Figure 6: Reproducibility of Phar-LSTM with different epochs for 10 runs on the DDIExtraction 2011 dataset and DDIExtraction 2013 dataset.
Some specific epochs can be observed for DDIExtraction 2011, such as the 19th, 37th, 55th, 56th, and 72th epochs. For these specific epochs, the performance of different runs differed from each other. However, there were no such specific epochs for DDIExtraction 2013. One possible reason may be the data distribution. DDIExtraction 2011 is smaller, and the annotation strategy is different from that of DDIExtraction 2013. Researchers should be aware of these specific epochs. The best way to check the model is using a validation set. By conducting experiments on the validation set and drawing the boxplot of the learning curve of different runs, researchers can easily find these specific epochs and improve their extraction system.

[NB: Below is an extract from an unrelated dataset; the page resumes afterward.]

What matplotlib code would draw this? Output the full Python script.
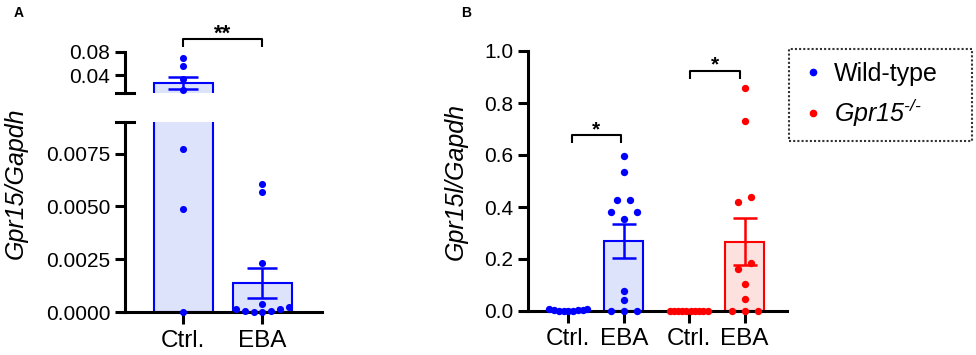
import numpy as np
import matplotlib
matplotlib.use("Agg")
import matplotlib.pyplot as plt
from matplotlib.lines import Line2D

plt.rcParams["font.family"] = ["Liberation Sans", "DejaVu Sans"]
# math text is only used for the italic legend entry
plt.rcParams["mathtext.fontset"] = "custom"
plt.rcParams["mathtext.rm"] = "Liberation Sans:italic"
plt.rcParams["mathtext.it"] = "Liberation Sans:italic"

# panel A: Gpr15/Gapdh, wild-type only
a_groups = ["Ctrl.", "EBA"]
a_ctrl = [0.069, 0.056, 0.0345, 0.015, 0.0077, 0.0049, 0.0]
a_eba = [0.00608, 0.00569, 0.00231, 0.00038, 0.00024, 0.00016,
         0.00016, 0.00008, 0.00008, 0.00001, 0.0]

# panel B: Gpr15l/Gapdh
b_groups = ["Ctrl.", "EBA", "Ctrl.", "EBA"]
b_wt_ctrl = [0.001, 0.008, 0.004, 0.006, 0.002, 0.005, 0.001, 0.001, 0.001]
b_wt_eba = [0.597, 0.535, 0.426, 0.426, 0.381, 0.381, 0.355, 0.076, 0.041,
            0.0, 0.0, 0.0]
b_ko_ctrl = [0.0, 0.0, 0.0, 0.0, 0.0, 0.0, 0.0, 0.0, 0.0, 0.0]
b_ko_eba = [0.858, 0.73, 0.437, 0.42, 0.183, 0.161, 0.103, 0.046, 0.0, 0.0, 0.0]

legend_labels = ["Wild-type", r"$\mathrm{Gpr15}^{\text{-/-}}$"]

BLUE = "#0000ff"
RED = "#ff0000"
BLUE_FILL = "#dde3fb"
RED_FILL = "#fde1de"
W, H = 976, 355


def mean_sem(v):
    v = np.asarray(v, float)
    return v.mean(), v.std(ddof=1) / np.sqrt(len(v))


def swarm_x(ax, x0, vals, step_px, max_px, bin_px):
    # graphpad-like scatter: points in the same row get spread sideways
    vals = np.asarray(vals, float)
    tr = ax.transData
    pts = tr.transform(np.column_stack([np.full(len(vals), x0), vals]))
    ys = pts[:, 1]
    order = np.argsort(ys, kind="stable")
    off = np.zeros(len(vals))
    i = 0
    while i < len(order):
        j = i
        while j + 1 < len(order) and ys[order[j + 1]] - ys[order[i]] < bin_px:
            j += 1
        members = order[i:j + 1]
        n = len(members)
        if n > 1:
            s = min(step_px, max_px / (n - 1))
            slots = (np.arange(n) - (n - 1) / 2) * s
            slots = slots[np.argsort(np.abs(slots), kind="stable")]
            off[members] = slots
        i = j + 1
    back = tr.inverted().transform(np.column_stack([pts[:, 0] + off, ys]))
    return back[:, 0]


def style(ax):
    for s in ["top", "right"]:
        ax.spines[s].set_visible(False)
    for s in ["left", "bottom"]:
        ax.spines[s].set_linewidth(2.2)
    ax.tick_params(width=2.2, length=7.5, labelsize=15, pad=3, color="k")
    ax.tick_params(axis="x", length=8.5, labelsize=17.5, pad=4)


def bracket(ax, x1, x2, y, drop, text, size):
    ax.plot([x1, x1, x2, x2], [y - drop, y, y, y - drop], color="k", lw=1.5,
            clip_on=False, solid_capstyle="butt")
    ax.text((x1 + x2) / 2, y, text, ha="center", va="baseline", fontsize=size,
            fontweight="bold", clip_on=False)


fig = plt.figure(figsize=(W / 100, H / 100), dpi=100)

# ---------- panel A (broken y axis) ----------
axA_lo = fig.add_axes([125 / W, 1 - 312.3 / H, 196.7 / W, 190.5 / H])
axA_hi = fig.add_axes([125 / W, 1 - 93.3 / H, 196.7 / W, 41.6 / H])
a_pos = [0, 1]
a_sets = [a_ctrl, a_eba]
for ax in (axA_lo, axA_hi):
    style(ax)
    ax.set_xlim(-0.738, 1.75)
axA_lo.set_ylim(0, 0.009)
axA_hi.set_ylim(0.01, 0.08)
axA_lo.set_yticks([0, 0.0025, 0.005, 0.0075])
axA_lo.set_yticklabels(["0.0000", "0.0025", "0.0050", "0.0075"])
axA_hi.set_yticks([0.04, 0.08])
axA_hi.set_yticklabels(["0.04", "0.08"])
axA_lo.set_xticks(a_pos)
axA_lo.set_xticklabels(a_groups)
axA_hi.spines["bottom"].set_visible(False)
axA_hi.set_xticks([])

for ax in (axA_lo, axA_hi):
    for x, vals in zip(a_pos, a_sets):
        m, e = mean_sem(vals)
        ax.bar(x, m, width=0.74, color=BLUE_FILL, edgecolor=BLUE, linewidth=1.5,
               zorder=2)
        ax.errorbar(x, m, yerr=e, fmt="none", ecolor=BLUE, elinewidth=1.8,
                    capsize=10.5, capthick=1.8, zorder=3)
    lo, hi = ax.get_ylim()
    for x, vals in zip(a_pos, a_sets):
        v = np.asarray(vals)
        if ax is axA_lo:
            v = v[v <= hi]
        else:
            v = v[v > 0.009]
        if len(v):
            xs = swarm_x(ax, x, v, 9, 53, 7)
            ax.scatter(xs, v, s=26, color=BLUE, linewidths=0, zorder=5,
                       clip_on=False)

# break marks
axA_hi.plot([-0.046, 0.046], [0, 0], transform=axA_hi.transAxes, color="k",
            lw=2.2, clip_on=False)
axA_lo.plot([-0.046, 0.046], [1, 1], transform=axA_lo.transAxes, color="k",
            lw=2.2, clip_on=False)

bracket(axA_hi, 0, 1, 0.1007, 0.0123, "**", 16)

# ---------- panel B ----------
axB = fig.add_axes([528 / W, 1 - 311 / H, 259.3 / W, 260 / H])
style(axB)
b_pos = [0, 1, 2.17, 3.18]
b_sets = [b_wt_ctrl, b_wt_eba, b_ko_ctrl, b_ko_eba]
b_cols = [BLUE, BLUE, RED, RED]
b_fills = [BLUE_FILL, BLUE_FILL, RED_FILL, RED_FILL]
axB.set_xlim(-0.726, 3.95)
axB.set_ylim(0, 1.0)
axB.set_yticks(np.arange(0, 1.01, 0.2))
axB.set_yticklabels([f"{t:.1f}" for t in np.arange(0, 1.01, 0.2)])
axB.set_xticks(b_pos)
axB.set_xticklabels(b_groups)

for x, vals, c, f in zip(b_pos, b_sets, b_cols, b_fills):
    m, e = mean_sem(vals)
    axB.bar(x, m, width=0.70, color=f, edgecolor=c, linewidth=1.5, zorder=2)
    axB.errorbar(x, m, yerr=e, fmt="none", ecolor=c, elinewidth=1.8,
                 capsize=8.5, capthick=1.8, zorder=3)
    xs = swarm_x(axB, x, vals, 13, 38, 8)
    axB.scatter(xs, vals, s=28, color=c, linewidths=0, zorder=5, clip_on=False)

bracket(axB, 0.06, 0.95, 0.677, 0.032, "*", 15)
bracket(axB, 2.2, 3.1, 0.924, 0.032, "*", 15)

# ---------- text ----------
fig.text(19 / W, 1 - 13 / H, "A", fontsize=10, fontweight="bold",
         ha="center", va="center")
fig.text(466 / W, 1 - 13 / H, "B", fontsize=10, fontweight="bold",
         ha="center", va="center")
fig.text(16 / W, 1 - 183 / H, "Gpr15/Gapdh", rotation=90, fontsize=18,
         style="italic", ha="center", va="center")
fig.text(456 / W, 1 - 182 / H, "Gpr15l/Gapdh", rotation=90, fontsize=18,
         style="italic", ha="center", va="center")

handles = [Line2D([], [], marker="o", ls="none", color=c, markersize=4.5)
           for c in (BLUE, RED)]
leg = fig.legend(handles, legend_labels, loc="upper left",
                 bbox_to_anchor=(789 / W, 1 - 140 / H, 183 / W, 91 / H),
                 mode="expand", borderaxespad=0, fontsize=18, frameon=True,
                 fancybox=False, borderpad=0.5, labelspacing=0.45,
                 handlelength=0.9, handletextpad=0.4)
fr = leg.get_frame()
fr.set_edgecolor("k")
fr.set_linewidth(1.5)
fr.set_linestyle((0, (1, 1)))

fig.savefig("out.png", dpi=100)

Another finding is that both the climb stages (0 < epoch < 10) of DDIExtraction 2011 and DDIExtraction 2013 blurred. The reason is that the initial random states of the parameters are different, which may cause the performances to differ during the climb stage. However, after the climb stage, the performances with the following epochs are much closer. This means that the Phar-LSTM scheme can adapt to different initial random seeds.

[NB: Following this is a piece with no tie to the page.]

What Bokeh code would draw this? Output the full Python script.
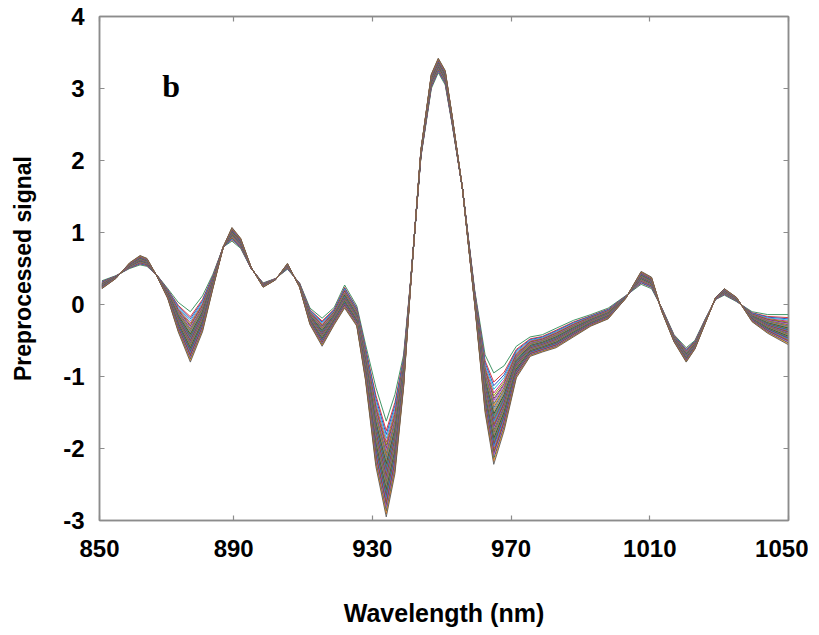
from bokeh.plotting import figure
from bokeh.models import FixedTicker, Label, ColumnDataSource, LinearAxis, Range1d
from bokeh.embed import file_html
from bokeh.resources import INLINE

# wavelength nodes (nm)
wavelength = [852, 856, 860, 863, 865, 868, 871, 874, 877.5, 881, 884, 887, 889.5,
              892, 895, 898.5, 902, 905.5, 909, 912, 915.5, 919, 922, 925.5, 928,
              931, 934, 936.5, 939, 941, 944, 947, 949, 951, 953, 956, 959.5, 962.5,
              965, 968, 971.5, 975.5, 979, 983, 988, 993, 998, 1003, 1007.5, 1010.5,
              1013.5, 1017, 1020.5, 1023, 1026, 1029, 1031.5, 1035, 1039.5, 1044, 1050]

# spectrum with the smallest band depths
shallow = [0.33, 0.40, 0.50, 0.55, 0.53, 0.40, 0.22, 0.03, -0.10, 0.12, 0.42, 0.80, 0.88,
           0.78, 0.50, 0.30, 0.36, 0.49, 0.30, -0.05, -0.19, -0.04, 0.27, -0.02, -0.55,
           -1.15, -1.62, -1.25, -0.70, 0.32, 2.05, 3.0, 3.22, 3.05, 2.50, 1.60, 0.20, -0.70,
           -0.95, -0.85, -0.58, -0.45, -0.42, -0.33, -0.22, -0.14, -0.05, 0.12, 0.28, 0.22,
           -0.05, -0.42, -0.60, -0.50, -0.20, 0.07, 0.13, 0.04, -0.10, -0.14, -0.14]

# spectrum with the largest band depths
deep = [0.22, 0.36, 0.58, 0.68, 0.64, 0.38, 0.08, -0.38, -0.80, -0.38, 0.22, 0.80, 1.07,
        0.92, 0.52, 0.24, 0.34, 0.57, 0.24, -0.28, -0.58, -0.28, -0.05, -0.30, -1.05,
        -2.25, -2.95, -2.35, -1.15, 0.25, 2.15, 3.20, 3.42, 3.25, 2.62, 1.60, 0.00, -1.50,
        -2.22, -1.75, -1.02, -0.72, -0.66, -0.60, -0.45, -0.30, -0.20, 0.08, 0.46, 0.38,
        -0.10, -0.52, -0.80, -0.62, -0.26, 0.10, 0.22, 0.10, -0.24, -0.40, -0.56]

# position of each sample spectrum between the two extremes
weights = [0.0, 0.10, 0.14, 0.18, 0.22, 0.25, 0.28, 0.30, 0.32, 0.34, 0.36, 0.38, 0.40,
           0.42, 0.44, 0.45, 0.47, 0.48, 0.50, 0.51, 0.53, 0.54, 0.56, 0.57, 0.59, 0.60,
           0.62, 0.63, 0.65, 0.66, 0.68, 0.69, 0.71, 0.72, 0.74, 0.75, 0.77, 0.78, 0.80,
           0.82, 0.84, 0.86, 0.88, 0.90, 0.92, 0.94, 0.97, 1.0]

x_ticks = [850, 890, 930, 970, 1010, 1050]
y_ticks = [-3, -2, -1, 0, 1, 2, 3, 4]

palette = ["#2e8b57", "#d62728", "#1f3fbf", "#17becf", "#c71585", "#8b8b00",
           "#6b4226", "#7b2fbe", "#e377c2", "#0f6b5a", "#ff7f0e", "#5a5a5a",
           "#4a7fd4", "#b8860b", "#9467bd", "#006400", "#b22222", "#20b2aa"]

x_start, x_end = 851.3, 1050

xs, ys, cols = [], [], []
for i, w in enumerate(weights):
    xs.append(wavelength)
    ys.append([s + w * (d - s) for s, d in zip(shallow, deep)])
    cols.append(palette[i % len(palette)])
src = ColumnDataSource(dict(xs=xs, ys=ys, color=cols))

p = figure(width=808, height=634, output_backend="svg", toolbar_location=None,
           x_range=Range1d(x_start, x_end), y_range=Range1d(-3, 4),
           min_border_left=99, min_border_top=16, min_border_right=20, min_border_bottom=114)

p.multi_line(xs="xs", ys="ys", line_color="color", line_width=1, line_alpha=0.9, source=src)

tick_pos = [max(t, x_start) for t in x_ticks]
grey = "#8c8c8c"
font = "Liberation Sans"

p.xaxis.ticker = FixedTicker(ticks=tick_pos)
p.xaxis.major_label_overrides = {tp: str(t) for tp, t in zip(tick_pos, x_ticks)}
p.yaxis.ticker = FixedTicker(ticks=y_ticks)
p.yaxis.major_label_overrides = {t: str(t) for t in y_ticks}
p.xaxis.axis_label = "Wavelength (nm)"
p.yaxis.axis_label = "Preprocessed signal"

for ax in (p.xaxis[0], p.yaxis[0]):
    ax.axis_line_color = grey
    ax.axis_line_width = 1.5
    ax.major_tick_line_color = grey
    ax.major_tick_line_width = 1.2
    ax.major_tick_in = 5
    ax.major_tick_out = 0
    ax.minor_tick_line_color = None
    ax.major_label_text_font = font
    ax.major_label_text_font_style = "bold"
    ax.major_label_text_font_size = "24px"
    ax.major_label_text_color = "black"
    ax.axis_label_text_font = font
    ax.axis_label_text_font_style = "bold"
    ax.axis_label_text_color = "black"

p.xaxis.axis_label_text_font_size = "25px"
p.yaxis.axis_label_text_font_size = "23px"
p.xaxis.major_label_standoff = 19
p.yaxis.major_label_standoff = 15
p.xaxis.axis_label_standoff = 39
p.yaxis.axis_label_standoff = 24

top = LinearAxis(ticker=FixedTicker(ticks=tick_pos))
right = LinearAxis(ticker=FixedTicker(ticks=y_ticks))
for ax in (top, right):
    ax.axis_line_color = grey
    ax.axis_line_width = 1.5
    ax.major_tick_line_color = grey
    ax.major_tick_line_width = 1.2
    ax.major_tick_in = 5
    ax.major_tick_out = 0
    ax.minor_tick_line_color = None
    ax.major_label_text_font_size = "0px"
    ax.major_label_standoff = 0
p.add_layout(top, "above")
p.add_layout(right, "right")

p.xgrid.grid_line_color = None
p.ygrid.grid_line_color = None
p.outline_line_color = grey
p.outline_line_width = 1.5

p.add_layout(Label(x=869.4, y=3.03, text="b", text_font="Liberation Serif",
                   text_font_style="bold", text_font_size="32px", text_color="black",
                   text_baseline="alphabetic"))

open("out.html", "w").write(file_html(p, INLINE))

To further compare the reproducibility of Phar-LSTM with other variants, we summed the variance and the standard deviation of each epoch for the 10 runs. The metrics (variance and standard deviation) can indicate the overall reproducibility. From Table 4, we can see that Phar-LSTM, NOG, NIAF, and NFAF had better scores than the other models, and the conclusion is consistent with Fig. 5. However, from Fig. 5, we can see that the NOG, NIAF and NFAF had poor F-scores. Although the results of the three models can be reproduced easily, the value of the three models is low. Phar-LSTM reaches a good balance between high reproducibility and high F-score.
Metric | Different approaches | |||||||||
---|---|---|---|---|---|---|---|---|---|---|
Phar-LSTM | NPG | NOG | NOAF | NIG | NIAF | NFG | NFAF | CIFG | P | |
Variance2011 | 0.2219 | 0.5625 | 0.1283 | 12.7918 | 0.4409 | 0.1380 | 0.3634 | 0.1752 | 0.3967 | 0.6529 |
Standard deviation2011 | 2.8032 | 5.6749 | 1.6493 | 150.108 | 4.1166 | 1.2839 | 3.4471 | 2.1577 | 4.5873 | 6.3908 |
Variance2013 | 0.0222 | 0.03979 | 0.0146 | 4.1293 | 0.0631 | 0.0164 | 0.0364 | 0.0193 | 0.0413 | 0.1695 |
Standard deviation2013 | 1.3934 | 2.7890 | 0.7589 | 48.3608 | 3.8259 | 0.7765 | 1.8223 | 0.8131 | 2.4978 | 3.6656 |
Conclusions and Future Work
In this study, we proposed a pharmacological representation-based LSTM network to extract DDIs from the biomedical literature. Different from previous studies, we adopted a new embedding strategy, in which the documents were represented as a sequence of word embeddings and target drug relative information embeddings, called pharmacological representations. An LSTM-based multi-task learning scheme was introduced to extract features of the pharmacological representations from two related DDI extraction tasks (i.e., the coarse-grained task and fine-grained task). Experimental results showed that our scheme outperformed other state-of-the-art methods on both DDIExtraction 2011 (the coarse-grained task) and DDIExtraction 2013 (the fine-grained task). The scalability, consistency, and reproducibility of our scheme were evaluated on both datasets, and the results demonstrated the relatively superior performance of our method in these aspects.
In our forthcoming work, we will address the existing issues to enhance the prediction of DDI events. First, we will extend our method to other biomedical relative extraction tasks, such as protein–protein interaction extraction and chemical–disease interaction extraction. Second, there are insufficient interactions for certain events, and we will explore data augmentation techniques to expand the event dataset.